Wednesday, 14 November 2007

Child Care: Motion (Resumed)

 

7:00 pm

Photo of John CurranJohn Curran (Dublin Mid West, Fianna Fail)

I welcome the opportunity to contribute to this debate. Listening to some of the previous speakers would make one wonder what we on this side of the House have been doing for the last few years. However, it is precisely because of the structures that have been put in place and the support given by this Government under the EOCP since 2000 that we have more than 35,000 child care places in this scheme today.

A couple of years ago I met with local providers who were concerned about what, if anything, would be provided when the current scheme ran out. "If anything" was the big question.

I compliment the Minister of State on putting forward in a timely fashion his proposed plans because it afforded those who are providing services an opportunity to look at what they are doing and to respond to him. The Minister of State, in reply, has stated he will analyse the data he is getting and make the necessary adjustments, and that is important.

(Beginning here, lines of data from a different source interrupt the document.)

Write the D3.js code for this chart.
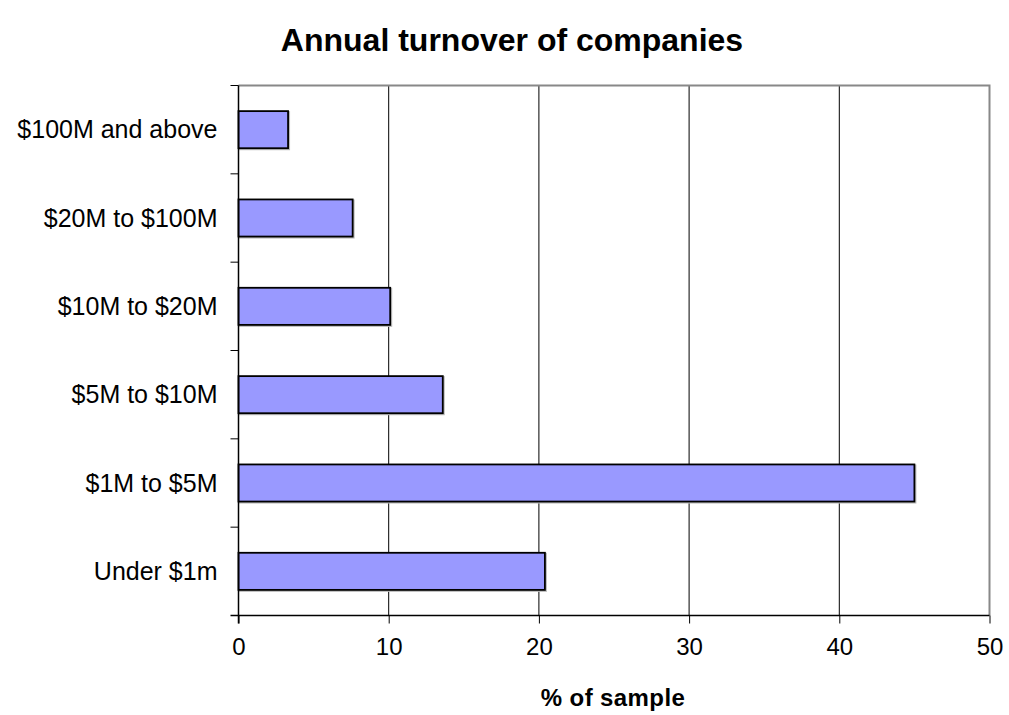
<!DOCTYPE html>
<html lang="en">
<head>
    <meta charset="UTF-8">
    <title>Annual turnover of companies</title>
    <script src="https://d3js.org/d3.v7.min.js"></script>
    <style>
        body { margin: 0; background: #fff; }
        svg text { font-family: "Liberation Sans", Arial, sans-serif; fill: #000; }
    </style>
</head>
<body>
<svg id="chart" width="1009" height="715"></svg>

<script type="text/javascript">
    // data
    var categories = ["$100M and above", "$20M to $100M", "$10M to $20M", "$5M to $10M", "$1M to $5M", "Under $1m"];
    var values = [3.3, 7.6, 10.1, 13.6, 45.0, 20.4];
    var xTicks = [0, 10, 20, 30, 40, 50];

    var svg = d3.select("#chart");

    // plot box
    var pLeft = 238.5, pRight = 989.5, pTop = 85.5, pBottom = 615.5;

    var x = d3.scaleLinear().domain([0, 50]).range([pLeft, pRight]);
    var y = d3.scaleBand().domain(categories).range([pTop, pBottom]).paddingInner(0.58).paddingOuter(0.29);
    var yTick = d3.scaleBand().domain(categories).range([pTop, pBottom]);

    // title
    svg.append("text")
        .attr("x", 512).attr("y", 51)
        .attr("text-anchor", "middle")
        .style("font-size", "32px").style("font-weight", "bold")
        .text("Annual turnover of companies");

    // gridlines
    svg.selectAll("line.grid")
        .data(xTicks.slice(1, -1))
        .enter().append("line")
        .attr("class", "grid")
        .attr("x1", function(d) { return x(d); })
        .attr("x2", function(d) { return x(d); })
        .attr("y1", pTop).attr("y2", pBottom)
        .attr("stroke", "#000").attr("stroke-width", 1);

    // plot border top / right
    svg.append("path")
        .attr("d", "M" + pLeft + "," + pTop + "H" + pRight + "V" + pBottom)
        .attr("fill", "none").attr("stroke", "#888").attr("stroke-width", 2);

    // bar shadows
    svg.selectAll("rect.shadow")
        .data(values)
        .enter().append("rect")
        .attr("class", "shadow")
        .attr("x", x(0) + 1)
        .attr("y", function(d, i) { return y(categories[i]) + 1; })
        .attr("width", function(d) { return x(d) - x(0); })
        .attr("height", y.bandwidth())
        .attr("fill", "none").attr("stroke", "#bbb").attr("stroke-width", 2);

    // bars
    svg.selectAll("rect.bar")
        .data(values)
        .enter().append("rect")
        .attr("class", "bar")
        .attr("x", x(0))
        .attr("y", function(d, i) { return y(categories[i]); })
        .attr("width", function(d) { return x(d) - x(0); })
        .attr("height", y.bandwidth())
        .attr("fill", "#9999ff").attr("stroke", "#000").attr("stroke-width", 1.8);

    // x axis
    var xAxis = svg.append("g")
        .attr("transform", "translate(0," + pBottom + ")")
        .call(d3.axisBottom(x).tickValues(xTicks).tickSize(8).tickPadding(14).tickSizeOuter(0));
    xAxis.select(".domain").attr("stroke", "#000").attr("stroke-width", 1.5)
        .attr("d", "M" + (pLeft - 8) + ",0H" + pRight);
    xAxis.selectAll(".tick line").attr("stroke", "#000");
    xAxis.selectAll(".tick text")
        .attr("fill", "#000")
        .style("font-size", "24px")
        .style("font-family", "Liberation Sans, Arial, sans-serif");

    // y axis: ticks at category boundaries
    var yAxis = svg.append("g").attr("transform", "translate(" + pLeft + ",0)");
    yAxis.append("line")
        .attr("x1", 0).attr("x2", 0).attr("y1", pTop).attr("y2", pBottom + 8)
        .attr("stroke", "#000").attr("stroke-width", 1.5);
    yAxis.selectAll("line.ytick")
        .data(categories)
        .enter().append("line")
        .attr("class", "ytick")
        .attr("x1", -8).attr("x2", 0)
        .attr("y1", function(d) { return yTick(d); })
        .attr("y2", function(d) { return yTick(d); })
        .attr("stroke", "#000");
    yAxis.selectAll("text")
        .data(categories)
        .enter().append("text")
        .attr("x", -21)
        .attr("y", function(d) { return yTick(d) + yTick.bandwidth() / 2; })
        .attr("dy", "0.35em")
        .attr("text-anchor", "end")
        .style("font-size", "25px")
        .text(function(d) { return d; });

    // x axis title
    svg.append("text")
        .attr("x", 613).attr("y", 706)
        .attr("text-anchor", "middle")
        .style("font-size", "24px").style("font-weight", "bold")
        .style("letter-spacing", "0.4px")
        .text("% of sample");
</script>
</body>
</html>
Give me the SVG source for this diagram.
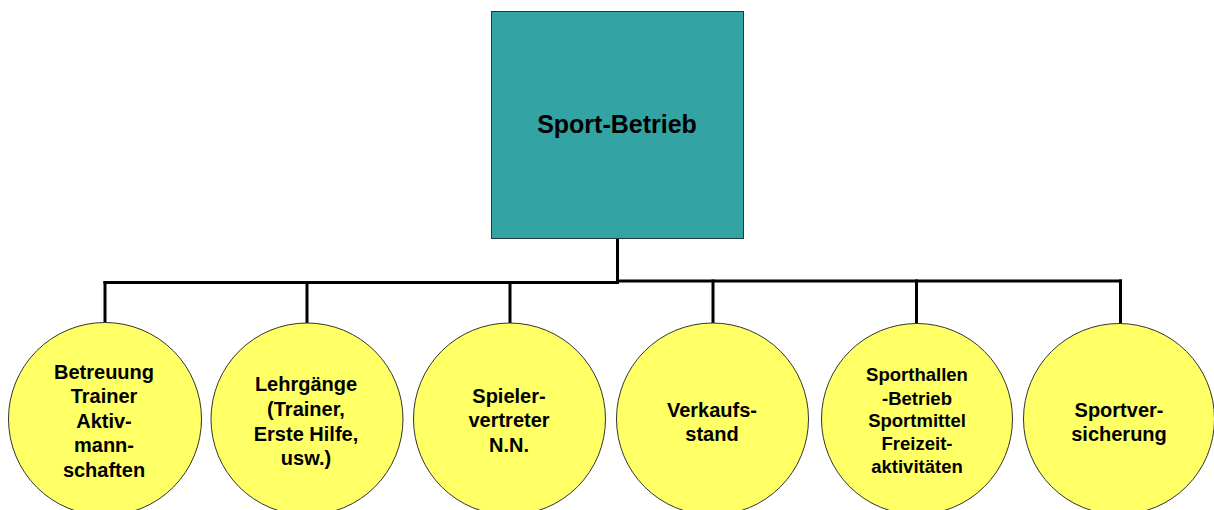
<svg xmlns="http://www.w3.org/2000/svg" width="1214" height="510" viewBox="0 0 1214 510">
<style>
.box{fill:#33A3A3;stroke:#1f3a3a;stroke-width:1}
.circ{fill:#FFFF66;stroke:#333333;stroke-width:1}
.conn{stroke:#000;stroke-width:3;fill:none;stroke-linecap:square}
text{font-family:"Liberation Sans",Arial,sans-serif;font-weight:bold;fill:#000;text-anchor:middle}
.t{font-size:20px}
.s{font-size:18.5px}
.h{font-size:25px}
</style>
<rect width="1214" height="510" fill="#fff"/>
<g id="connectors">
<path class="conn" d="M617.5 238.5 V282.5"/>
<path class="conn" d="M105 282.5 H617.5"/>
<path class="conn" d="M617.5 281 H1120.5"/>
<path class="conn" d="M105 282.5 V322"/>
<path class="conn" d="M307 282.5 V322"/>
<path class="conn" d="M510 282.5 V322"/>
<path class="conn" d="M713 281 V322"/>
<path class="conn" d="M916.5 281 V322"/>
<path class="conn" d="M1120.5 281 V322"/>
</g>
<g id="sport-betrieb">
<rect class="box" x="491.5" y="11.5" width="252" height="227"/>
<text class="h" x="617" y="133">Sport-Betrieb</text>
</g>
<g id="betreuung">
<circle class="circ" cx="105" cy="419" r="96.5"/>
<text class="t" x="104" y="379">Betreuung</text>
<text class="t" x="104" y="403">Trainer</text>
<text class="t" x="104" y="428">Aktiv-</text>
<text class="t" x="104" y="452">mann-</text>
<text class="t" x="104" y="477">schaften</text>
</g>
<g id="lehrgaenge">
<circle class="circ" cx="307" cy="419" r="96"/>
<text class="t" x="306" y="391">Lehrgänge</text>
<text class="t" x="306" y="416">(Trainer,</text>
<text class="t" x="306" y="441">Erste Hilfe,</text>
<text class="t" x="306" y="465">usw.)</text>
</g>
<g id="spielervertreter">
<circle class="circ" cx="509.5" cy="419" r="96"/>
<text class="t" x="509" y="403">Spieler-</text>
<text class="t" x="509" y="427">vertreter</text>
<text class="t" x="509" y="452">N.N.</text>
</g>
<g id="verkaufsstand">
<circle class="circ" cx="712.5" cy="419" r="96"/>
<text class="t" x="712" y="417">Verkaufs-</text>
<text class="t" x="712" y="441">stand</text>
</g>
<g id="sporthallen">
<circle class="circ" cx="917" cy="419" r="95.5"/>
<text class="s" x="917" y="381">Sporthallen</text>
<text class="s" x="917" y="405">-Betrieb</text>
<text class="s" x="917" y="427">Sportmittel</text>
<text class="s" x="917" y="450">Freizeit-</text>
<text class="s" x="917" y="473">aktivitäten</text>
</g>
<g id="sportversicherung">
<circle class="circ" cx="1119" cy="419" r="95.5"/>
<text class="t" x="1119" y="417">Sportver-</text>
<text class="t" x="1119" y="441">sicherung</text>
</g>
</svg>
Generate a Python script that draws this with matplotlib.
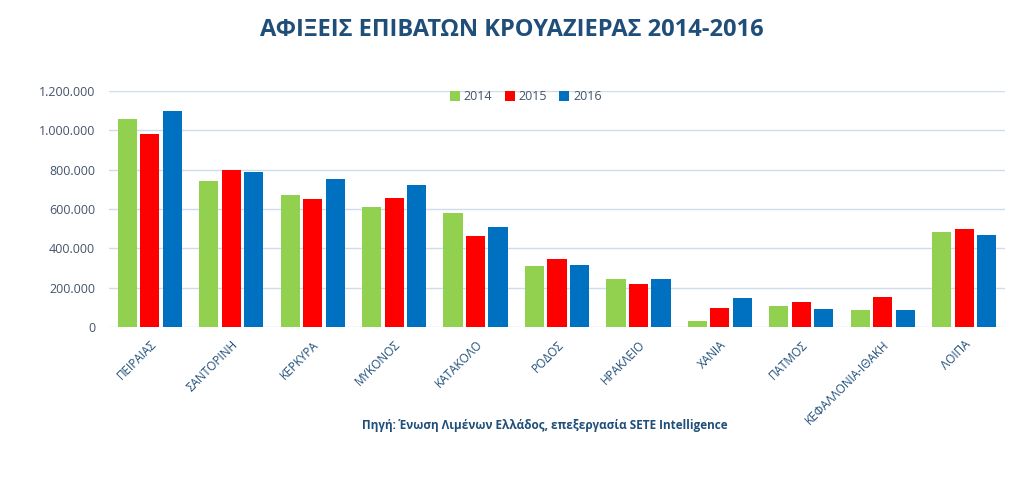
import matplotlib
matplotlib.use("Agg")
import matplotlib.pyplot as plt
import numpy as np
from matplotlib.ticker import FuncFormatter

plt.rcParams['font.family'] = ['Open Sans', 'DejaVu Sans']

ports = ['ΠΕΙΡΑΙΑΣ', 'ΣΑΝΤΟΡΙΝΗ', 'ΚΕΡΚΥΡΑ', 'ΜΥΚΟΝΟΣ', 'ΚΑΤΑΚΟΛΟ', 'ΡΟΔΟΣ',
         'ΗΡΑΚΛΕΙΟ', 'ΧΑΝΙΑ', 'ΠΑΤΜΟΣ', 'ΚΕΦΑΛΛΟΝΙΑ-ΙΘΑΚΗ', 'ΛΟΙΠΑ']
years = ['2014', '2015', '2016']
v2014 = [1056000, 743000, 672000, 608000, 582000, 310000, 242000, 29000, 107000, 85000, 481000]
v2015 = [982000, 797000, 650000, 655000, 464000, 344000, 220000, 96000, 127000, 152000, 499000]
v2016 = [1097000, 789000, 751000, 724000, 508000, 317000, 242000, 149000, 93000, 86000, 467000]
colors = ['#92D050', '#FF0000', '#0070C0']

dark_blue = '#1F4E79'
axis_grey = '#44546A'

fig = plt.figure(figsize=(10.24, 4.91), dpi=100)
ax = fig.add_axes([109 / 1024, 1 - 327 / 491, (1005 - 109) / 1024, (327 - 91) / 491])

x = np.arange(len(ports))
step = 0.276
width = 0.235
for i, (vals, yr) in enumerate(zip([v2014, v2015, v2016], years)):
    ax.bar(x + (i - 1) * step, vals, width, color=colors[i], label=yr, zorder=3)

ax.set_xlim(-0.5, len(ports) - 0.5)
ax.set_ylim(0, 1200000)
ax.set_yticks(np.arange(0, 1200001, 200000))
ax.yaxis.set_major_formatter(FuncFormatter(lambda v, p: f'{int(v):,}'.replace(',', '.')))
ax.grid(axis='y', color='#D0DCEC', linewidth=1, zorder=0)
for s in ax.spines.values():
    s.set_visible(False)
ax.tick_params(axis='both', length=0)
ax.tick_params(axis='y', labelsize=9, labelcolor=axis_grey, pad=10)

ax.set_xticks(x)
ax.set_xticklabels(ports, rotation=45, ha='right', rotation_mode='anchor',
                   fontsize=8.5, color=dark_blue)
ax.tick_params(axis='x', pad=8)

leg = ax.legend(loc='upper center', bbox_to_anchor=(0.465, 1.05), ncol=3, frameon=False,
                fontsize=9, handlelength=0.8, handleheight=0.8, handletextpad=0.3,
                columnspacing=1.0)
for t in leg.get_texts():
    t.set_color(axis_grey)

fig.text(0.5, 1 - 30 / 491, 'ΑΦΙΞΕΙΣ ΕΠΙΒΑΤΩΝ ΚΡΟΥΑΖΙΕΡΑΣ 2014-2016', ha='center', va='center',
         fontsize=17, fontweight='bold', color=dark_blue)
fig.text(545 / 1024, 1 - 426 / 491, 'Πηγή: Ένωση Λιμένων Ελλάδος, επεξεργασία SETE Intelligence',
         ha='center', va='center', fontsize=8.5, fontweight='bold', color=dark_blue)

fig.savefig('out.png', dpi=100)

The backdrop to this is that funding in this area is not being diminished. It is actually increasing. It is a question of applying those resources fairly to achieve best value for money and to ensure that those who need the service are best assisted.

There has been much misinformation and comment about the new changes. I refer to the following comment made by Deputy Shatter last night:

As we have a growing elderly and greying population, and as the imbalance widens between those in employment and those retired, it is also dependent on our birth rate naturally growing. It should be an essential social and economic objective in this State, as in other member states of the European Union, that parents be encouraged to have children rather than discouraged, and that the economic impact of rearing a young family be mitigated or relieved, not made unnecessarily burdensome.

I agree. I would point out that he brings that aspect into a particular debate on community child care subvention and there are many other aspects. I would say to him that that is precisely what this Government believes in and has been doing, not just in the single issue area of community child care subvention but in other areas where we radically increased the child benefit payment and introduced the early child care supplement. Specifically, I make the point that at present a couple with two children under six would get annual payments of almost €6,000, a substantial increase on what was provided in 1997. It is unfair to bring this debate into other areas. This is about the community-based child care subvention.

One of the issues that arises in my area relates not to the full-time groups but to the sessional groups, all of whose members I have met and documentation on which I have given to the Minister of State, which are unable to charter this out precisely, perhaps because of the diverse range of services they offer. It is important that the groups concerned are not all full-time. Many are run in conjunction with other courses, etc.